Они вышли в длинный коридор, соединяющий обе половины через низкую дверь, нащупали руками дверь во вторую летнюю половину и вошли внутрь. Во второй половине было светлей. Нашли сундук, открыли его и достали большую шкатулку, всю с искусным узором из меди. Поднесли к окну и открыли.

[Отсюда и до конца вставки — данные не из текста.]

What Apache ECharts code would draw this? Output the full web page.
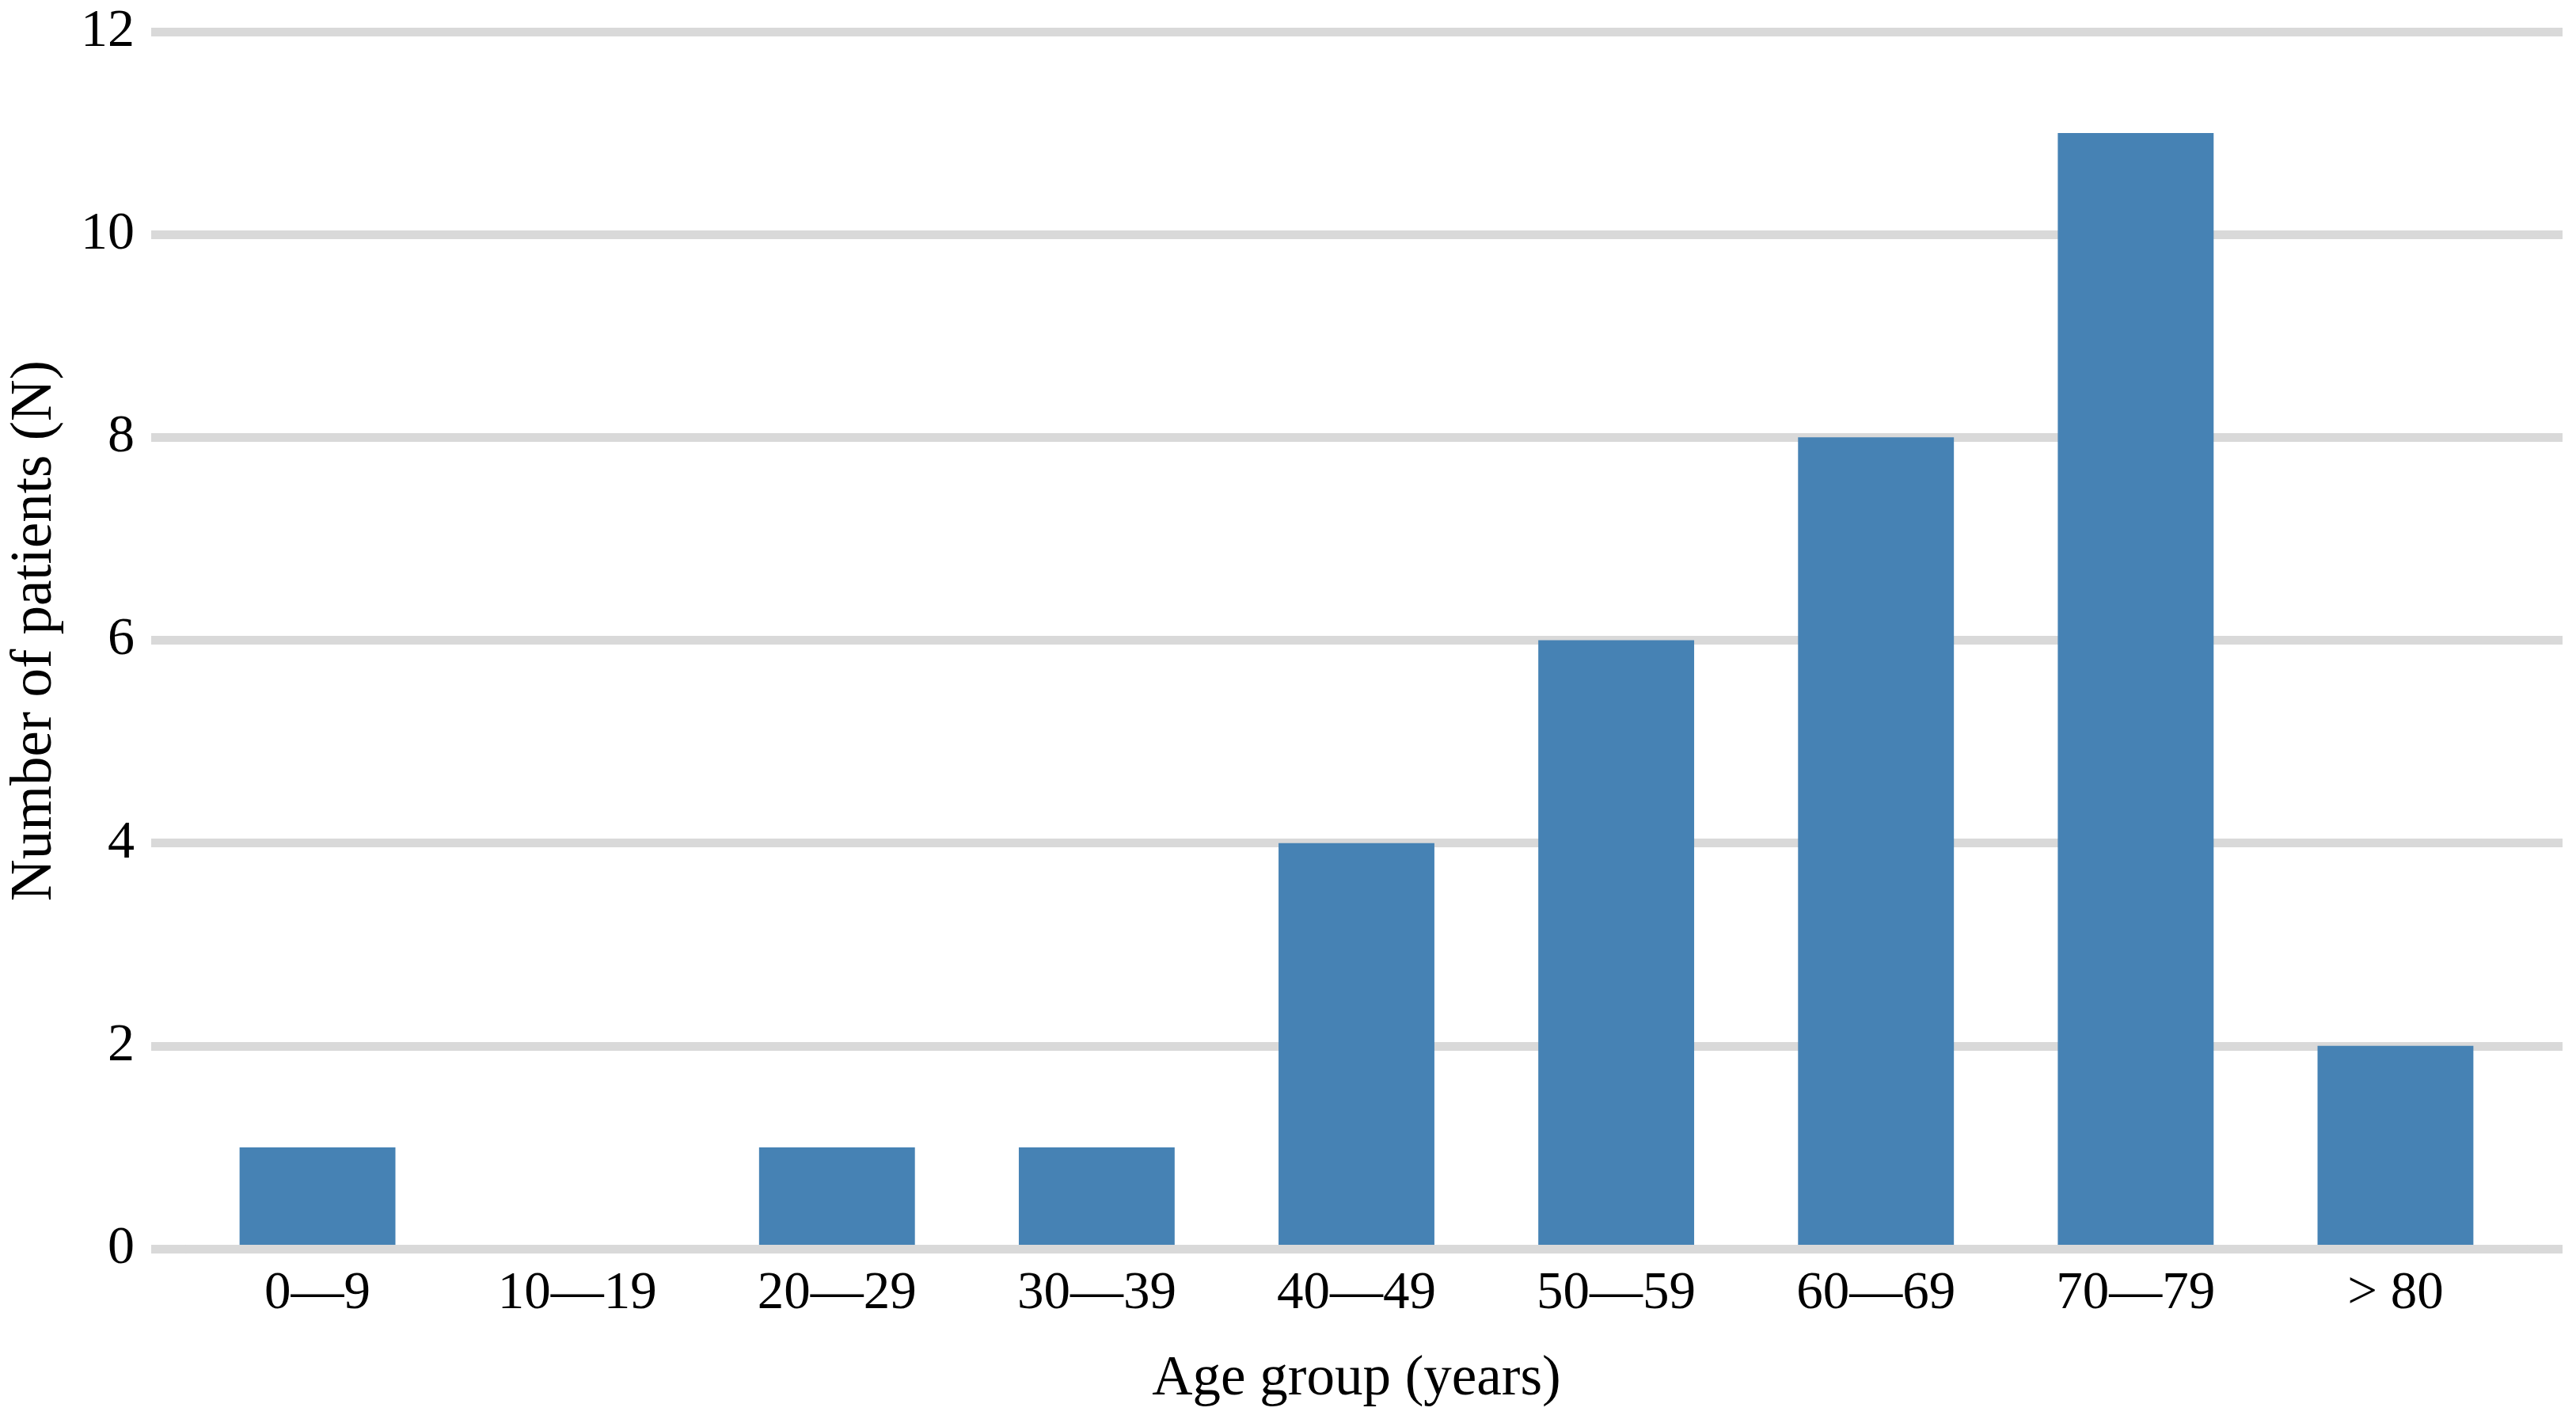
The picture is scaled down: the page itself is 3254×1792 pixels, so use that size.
<!DOCTYPE html>
<html>
<head>
<meta charset="utf-8">
<script src="https://cdn.jsdelivr.net/npm/echarts@6/dist/echarts.min.js"></script>
<style>
html,body{margin:0;padding:0;background:#fff;}
#chart{width:3254px;height:1792px;}
</style>
</head>
<body>
<div id="chart"></div>
<script>
const categories = ["0—9", "10—19", "20—29", "30—39", "40—49", "50—59", "60—69", "70—79", "> 80"];
const patients = [1, 0, 1, 1, 4, 6, 8, 11, 2];
const yMin = 0, yMax = 12, yStep = 2;
const xTitle = "Age group (years)";
const yTitle = "Number of patients (N)";

const FONT = "Liberation Serif";
const GRID_COLOR = "#d9d9d9";
const chart = echarts.init(document.getElementById('chart'), null, {renderer: 'canvas'});
chart.setOption({
  backgroundColor: '#ffffff',
  animation: false,
  grid: [
    {left: 191, right: 17, top: 40, bottom: 215},
    {left: 237, right: 64, top: 40, bottom: 215}
  ],
  xAxis: [
    {gridIndex: 0, type: 'category', data: categories, show: false},
    {gridIndex: 1, type: 'category', data: categories, z: 5,
     axisLine: {show: true, lineStyle: {color: GRID_COLOR, width: 11}},
     axisTick: {show: false},
     axisLabel: {margin: 24, fontFamily: FONT, fontSize: 67, color: '#000'},
     name: xTitle, nameLocation: 'middle', nameGap: 130,
     nameTextStyle: {fontFamily: FONT, fontSize: 71, color: '#000'}}
  ],
  yAxis: [
    {gridIndex: 0, type: 'value', min: yMin, max: yMax, interval: yStep,
     axisLine: {show: false}, axisTick: {show: false},
     splitLine: {show: true, lineStyle: {color: GRID_COLOR, width: 11}},
     axisLabel: {margin: 21, fontFamily: FONT, fontSize: 68, color: '#000'},
     name: yTitle, nameLocation: 'middle', nameRotate: 90, nameGap: 110,
     nameTextStyle: {fontFamily: FONT, fontSize: 73, color: '#000', padding: [0, 0, 0, 24]}},
    {gridIndex: 1, type: 'value', min: yMin, max: yMax, interval: yStep, show: false,
     splitLine: {show: false}}
  ],
  series: [{
    type: 'bar', xAxisIndex: 1, yAxisIndex: 1,
    data: patients, barWidth: '60%',
    itemStyle: {color: '#4682b4'}
  }]
});
</script>
</body>
</html>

Там в белой тряпке лежали 3 Георгиевских креста, 3 солдатских Ордена славы, медаль «За отвагу» и медаль «За победу в ВОВ с фашистской Германией», сверху в красной коробочке лежала недавно полученная новенькая юбилейная медаль. В самом низу лежал буденовский шлем с огромной красной звездой, три фотографии сыновей в военной форме, школьные фотографии двух девочек с косичками.
- Вот Катя, а это Даша, - показала Симкина доктору фотографии и их совместный портрет с женой Аришей в свадебном наряде. Оба молодых, красивых, полных надежд и жизненной силы, которая так и искрилась в их счастливых глазах. И еще фотография, может последняя, дочери в Югославии. Книжки и какие-то справки, и документы о доме, свидетельства о рождении детей и записки.
Когда доктор Чернетов и медсестра Симкина вернулись к старику, чтобы спросить, что делать со шкатулкой, старик умер. Он лежал вытянувшись во весь свой рост, в чистой белой рубахе, на чисто застеленной постели и под образами святого Николая Угодника и Владимирской Божьей Матерью.
Кругом было тихо и спокойно, словно вместе со смертью Пантелеймона Липягина умерла вся русская деревня.